Maxima calls for every function like sin, log, ... and for the operators
"+", "*", ... the routine simplimit. simplimit has a lot of special code
build in to handle the different functions and calls an appropriate
subroutine. All this code could be replaced to look up a simplim%
function. I think this part of limit would be faster and more readable
with this mechanism.
> (%i1) :lisp(trace simplim%signum);
>
> simplim%signum isn't called (but it would be OK if it did)
>
> (%i1) limit(signum(x),x,inf);
> (%o1) 1
> simplim%signum is called:
>
> (%i2) limit(signum(x + a),x,inf);
> 0> Calling (SIMPLIM%SIGNUM ((%SIGNUM SIMP) ((MPLUS SIMP) $A $X)) $X $INF)
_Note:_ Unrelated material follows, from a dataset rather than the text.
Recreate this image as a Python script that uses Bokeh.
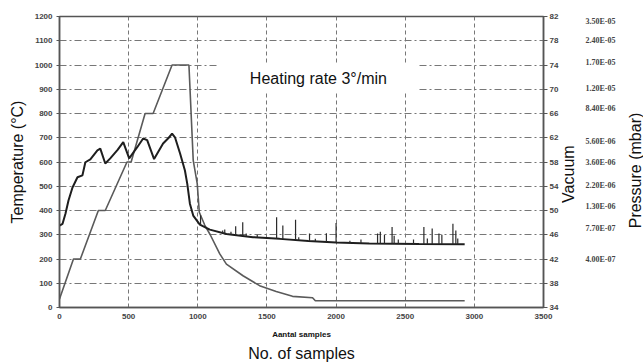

> <0 SIMPLIM%SIGNUM returned 1
> (%o2) 1
The reason for this behavior is an unnecessary (efficiency) hack in the
routine simplimit. At first simplimit tries to get a value for the
function and calls the simplifier via simplimsubst. Therefore, if
simplimsubst succeeds, the simplim%function is bypassed.
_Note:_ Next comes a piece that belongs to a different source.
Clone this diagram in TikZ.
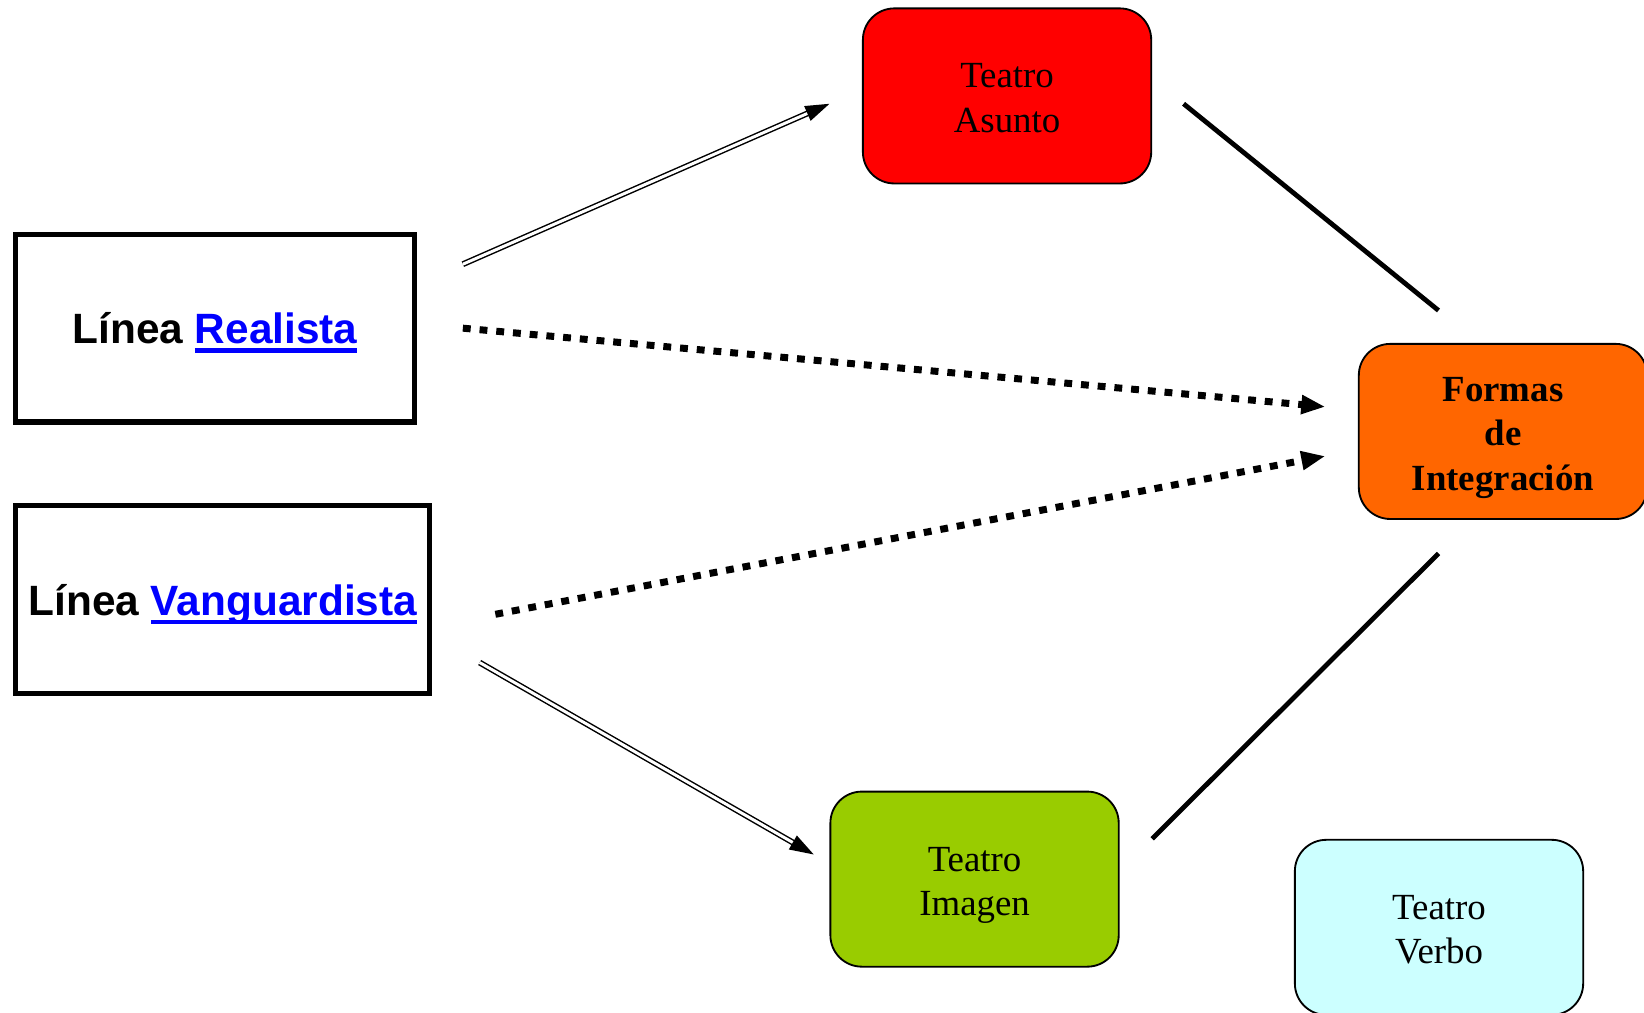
\documentclass[tikz,border=0pt]{standalone}
\usepackage{fontspec}
\setmainfont{Liberation Serif}
\setsansfont{Liberation Sans}
\usepackage{tikz}
\usetikzlibrary{positioning,arrows.meta}
\definecolor{rojo}{HTML}{FF0000}
\definecolor{naranja}{HTML}{FF6600}
\definecolor{verde}{HTML}{99CC00}
\definecolor{celeste}{HTML}{CCFFFF}
\definecolor{azulenlace}{HTML}{0000FF}
\newsavebox\linkbox
\newcommand{\vinculo}[1]{\sbox\linkbox{\color{azulenlace}#1}\textcolor{azulenlace}{\rlap{\rule[-2.4pt]{\wd\linkbox}{1.1pt}}\usebox\linkbox}}
\tikzset{
  linea/.style={draw, line width=1.4pt, minimum height=17.9mm, inner sep=0pt, text depth=0pt, font=\sffamily\bfseries\fontsize{11.5}{14}\selectfont},
  teatro/.style={draw, rounded corners=3mm, line width=0.5pt, minimum width=27.5mm, minimum height=16.7mm, inner sep=0pt, align=center,
                 text height=19.8pt, text depth=0pt, font=\fontsize{10}{12.1}\selectfont},
  doble/.style={double, double distance=0.8pt, line width=0.4pt, -{Triangle[length=2.3mm, width=1.5mm]}},
  punteado/.style={line width=1.9pt, dash pattern=on 0.75mm off 0.85mm, -{Triangle[length=2.3mm, width=1.7mm]}},
  une/.style={line width=1.3pt},
}
\begin{document}
\begin{tikzpicture}[x=0.1mm, y=0.1mm]
  \useasboundingbox (0,0) rectangle (1568,966);
  \node[linea, minimum width=38mm] (realista) at (205,653) {Línea \vinculo{Realista}};
  \node[linea, minimum width=39.5mm, below=7.5mm of realista.south west, anchor=north west] (vanguardia) {Línea \vinculo{Vanguardista}};

  \node[teatro, fill=rojo] (asunto) at (960.5,874.5) {Teatro\\Asunto};
  \node[teatro, fill=naranja, text height=32.1pt, font=\bfseries\fontsize{10}{12.1}\selectfont] (formas) at (1433.5,554.5) {Formas\\de\\Integración};
  \node[teatro, fill=verde] (imagen) at (929.5,127.5) {Teatro\\Imagen};
  \node[teatro, fill=celeste] (verbo) at (1372.5,81.5) {Teatro\\Verbo};

  \draw[doble] ([shift={(44,61)}]realista.east) -- ([shift={(-31,-7.5)}]asunto.west);
  \draw[punteado] ([xshift=4.4mm]realista.east) -- ([shift={(-31,23.5)}]formas.west);
  \draw[punteado] ([shift={(60,-14)}]vanguardia.east) -- ([shift={(-31,-23.5)}]formas.west);
  \draw[doble] ([shift={(45,-60)}]vanguardia.east) -- ([shift={(-15,23.5)}]imagen.west);
  \draw[une] ([shift={(30,-7.5)}]asunto.east) -- ([shift={(-61.5,31)}]formas.north);
  \draw[une] ([shift={(-61.5,-32)}]formas.south) -- ([shift={(31,38.5)}]imagen.east);
\end{tikzpicture}
\end{document}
If the call of simplimsubst does not succeed, the algorithm goes on and
looks if the function has a special subroutine. At last the simplim%
function is looked up.
This is the code which tries to get a value at the beginning of
simplimit:
((and (not (infinityp val))
(not (amongl '(%sin %cos %atanh %cosh %sinh %tanh mfactorial %log)
exp))
(not (inf-typep exp))
(simplimsubst val exp)))
I think it is much more direct to call immediately a special simplim%
function to get the desired value of the function.